A desconfiança de que o PT mantinha contas secretas no exterior, de onde retirava dinheiro para financiar suas campanhas eleitorais, inclusive as do ex- presidente Lula e da presidente Dilma, sempre esteve presente na crônica política.
Desde que o marqueteiro Duda Mendonça, em 2005, confessou que fora pago em uma conta não declarada no Caribe aberta a mando o lobista Marcos Valério, até hoje, de acordo com as investigações da Lava-Jato, esse procedimento continuou sendo usado para pagar o marqueteiro João Santana.
Isso significa que o PT atua na ilegalidade pelo menos desde a primeira eleição de Lula, em 2002, e os métodos de lavagem de dinheiro foram sendo aperfeiçoados para tentar esconder as contas secretas.
A teia de contas e bancos pelo mundo montada pela Odebrecht e, segundo as investigações, controlada pessoalmente por Marcelo Odebrecht, serviu para lavar dinheiro desviado da Petrobras para o PT, e pagou os serviços do marqueteiro do momento, assim como Marcos Valério pagou Duda Mendonça no mensalão.
A repetição de métodos criminosos já devidamente comprovados impede que a questão seja tratada pelo Tribunal Superior Eleitoral como banal, pois vários políticos já perderam seus mandatos, de prefeito e governador, devido a abusos do poder econômico muito menos evidentes e sofisticados do que o que agora está sendo desvendado sobre as campanhas da presidente Dilma Rousseff em 2010 e em 2014.
Mesmo que tentem analisar de maneira burocrática a situação posta, interpretando a lei ao pé da letra e sem contextualizar o que representa esse imenso esquema criminoso que está sendo revelado nos detalhes pela Lava-Jato, será um ônus enorme para ministros do TSE fingir que não se depararam com um escândalo sem precedentes na história política brasileira.
Em 2005, tudo era novidade para o mundo político, tanto que provocou choro e ranger de dentes entre os petistas mais sensíveis às questões éticas, que àquela altura já não eram obstáculo à ascensão meteórica do PT ao comando central do país.
Muito antes disso, a ação criminosa de que foram vítimas prefeitos petistas - Toninho, de Campinas, e Celso Daniel, de Santo André - já demonstrava que o caminho do poder petista não seria barrado por pudores de nenhuma espécie.

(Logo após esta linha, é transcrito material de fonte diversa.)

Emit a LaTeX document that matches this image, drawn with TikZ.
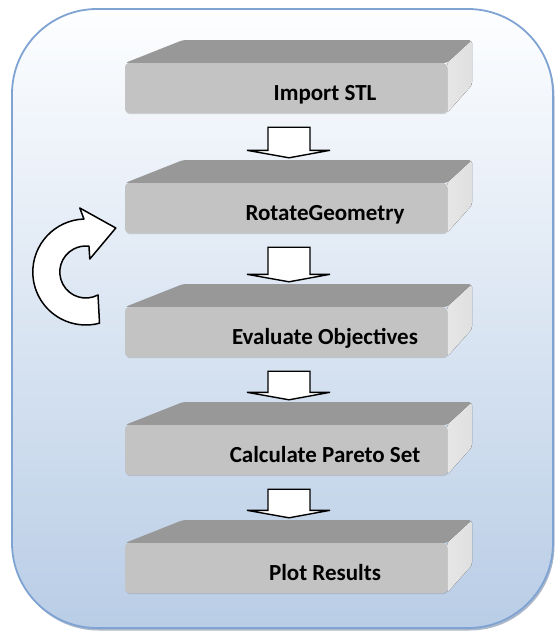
\documentclass[tikz,border=0pt]{standalone}
\usepackage{fontspec}
\setmainfont{Carlito}
\usetikzlibrary{calc,shadows}

\begin{document}
\begin{tikzpicture}[x=1pt,y=1pt]
  % Colors
  \definecolor{framecolor}{RGB}{127,163,210}
  \definecolor{frametop}{RGB}{253,254,255}
  \definecolor{framebottom}{RGB}{185,205,230}
  \definecolor{frontcolor}{RGB}{195,195,195}
  \definecolor{topcolor}{RGB}{152,152,152}
  \definecolor{sidecolor}{RGB}{224,224,224}

  % Styles
  \tikzstyle{frame}=[rounded corners=85pt,draw=framecolor,line width=1.8pt,
    top color=frametop,bottom color=framebottom,
    drop shadow={shadow xshift=1.5pt,shadow yshift=-2.5pt,fill=framecolor!70!black,opacity=0.5}]
  \tikzstyle{stage}=[rectangle,rounded corners=4pt,fill=frontcolor,inner sep=0pt,
    minimum width=322pt,minimum height=50pt,text height=24pt,text depth=0pt,
    font=\bfseries\fontsize{23}{28}\selectfont,
    drop shadow={shadow xshift=0.8pt,shadow yshift=-1.2pt,opacity=0.3}]
  \tikzstyle{stage top}=[fill=topcolor,rounded corners=3pt]
  \tikzstyle{stage side}=[rounded corners=3pt,left color=sidecolor!80!white,right color=sidecolor]
  \tikzstyle{block arrow}=[draw=black,fill=white,line width=1.4pt]
  \tikzstyle{loop arrow}=[draw=black,fill=white,line width=1.5pt,line join=round]

  % The graphic
  \useasboundingbox (0,0) rectangle (555,-635);
  \path[frame] (12,-9) rectangle (553,-628);

  % the five stages
  \foreach \name/\y/\txt in {b1/88/Import STL, b2/208/RotateGeometry,
      b3/332/Evaluate Objectives, b4/450/Calculate Pareto Set, b5/568/Plot Results}
  {
    \fill[stage top] (125,25-\y) -- (183,48-\y) -- (472,48-\y) -- (447,25-\y) -- cycle;
    \fill[stage side] (447,25-\y) -- (472,48-\y) -- (472,3-\y) -- (447,-25-\y) -- cycle;
    \node[stage] (\name) at (286,-\y) {\hspace*{78pt}\txt};
  }

  % block arrows between the stages
  \foreach \from/\to in {b1/b2,b2/b3,b3/b4,b4/b5}
    \draw[block arrow] let \p1=(\from.south), \p2=(\to.north) in
      (\x1-18,\y1-14) -- (\x1+24,\y1-14) -- (\x1+24,\y2+32.5) -- (\x1+44,\y2+32.5)
      -- (\x1+3,\y2+25) -- (\x1-39,\y2+32.5) -- (\x1-18,\y2+32.5) -- cycle;

  % loop back from the evaluation to the rotation
  \coordinate (loop) at ($(b2.west)!0.5!(b3.west)+(-39,-2)$);
  \draw[loop arrow,shift={(loop)}] (30,44) -- (-6,64) -- (92:53)
    arc[start angle=92,end angle=285,radius=53] -- (298:26)
    arc[start angle=298,end angle=83,radius=26] -- (4,13) -- cycle;
\end{tikzpicture}
\end{document}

A consequência da descoberta de grossa corrupção na campanha eleitoral de Lula em 2002 só não teve maior repercussão por um erro estratégico do PSDB, que considerou o então presidente como carta fora do baralho na sucessão presidencial de 2006 e decidiu deixá-lo "sangrar" até o final de seu primeiro mandato.
A recuperação da economia produziu um efeito contrário e ajudou Lula a recuperar o fôlego que parecia ter perdido no início do escândalo. Adaptando-se à situação como o camaleão político que sempre foi, Lula saiu de uma posição de humildade, dizendo-se traído e pedindo desculpas na televisão, para negar até mesmo que tenha existido o mensalão.
Desta vez, não apenas a repetição, mas o aprofundamento do esquema criminoso demonstram que não se deve ter complacência com um partido político que usa de todos os artifícios criminosos possíveis para obter vantagem sobre seus adversários, desde a calúnia e a infâmia, até mesmo desviar dinheiro público para a manutenção de suas atividades político- eleitorais.
O juiz Sérgio Moro já enviou ao TSE os documentos da primeira condenação do ex- tesoureiro do PT João Vaccari, em que está provado o uso do dinheiro desviado da Petrobras para campanhas do PT. A continuidade dessa sistemática utilização de dinheiro público para o caixa de suas campanhas, seja pelo uso de caixa dois, seja pela lavagem através de doações "legais" registradas no TSE, está confirmada em várias delações que confirmam que a campanha presidencial de 2014 também foi irrigada com dinheiro desviado da Petrobras.
Se em 2005 Duda Mendonça acabou sendo absolvido pelo STF, que não viu dolo na sua ação, e safou- se pagando uma multa à Receita Federal, hoje a situação é diferente: a intenção de fraudar as leis está configurada, segundo a PF e os procuradores da Lava- Jato.
Agora, fecha-se o círculo com o esquema da Odebrecht para o marqueteiro João Santana, que pode também ter ajudado o PT em outra circunstância, igualmente criminosa: a Polícia Federal apura a suspeita de que empresas dele trouxeram de Angola para o Brasil cerca de US$ 16 milhões, em 2012, numa operação de lavagem de dinheiro para beneficiar o PT.
Não há como negar as evidências, e o mundo político já joga com a alternativa de o PMDB, diante da realidade, decidir- se pelo impeachment da presidente Dilma para evitar a cassação da chapa pelo TSE.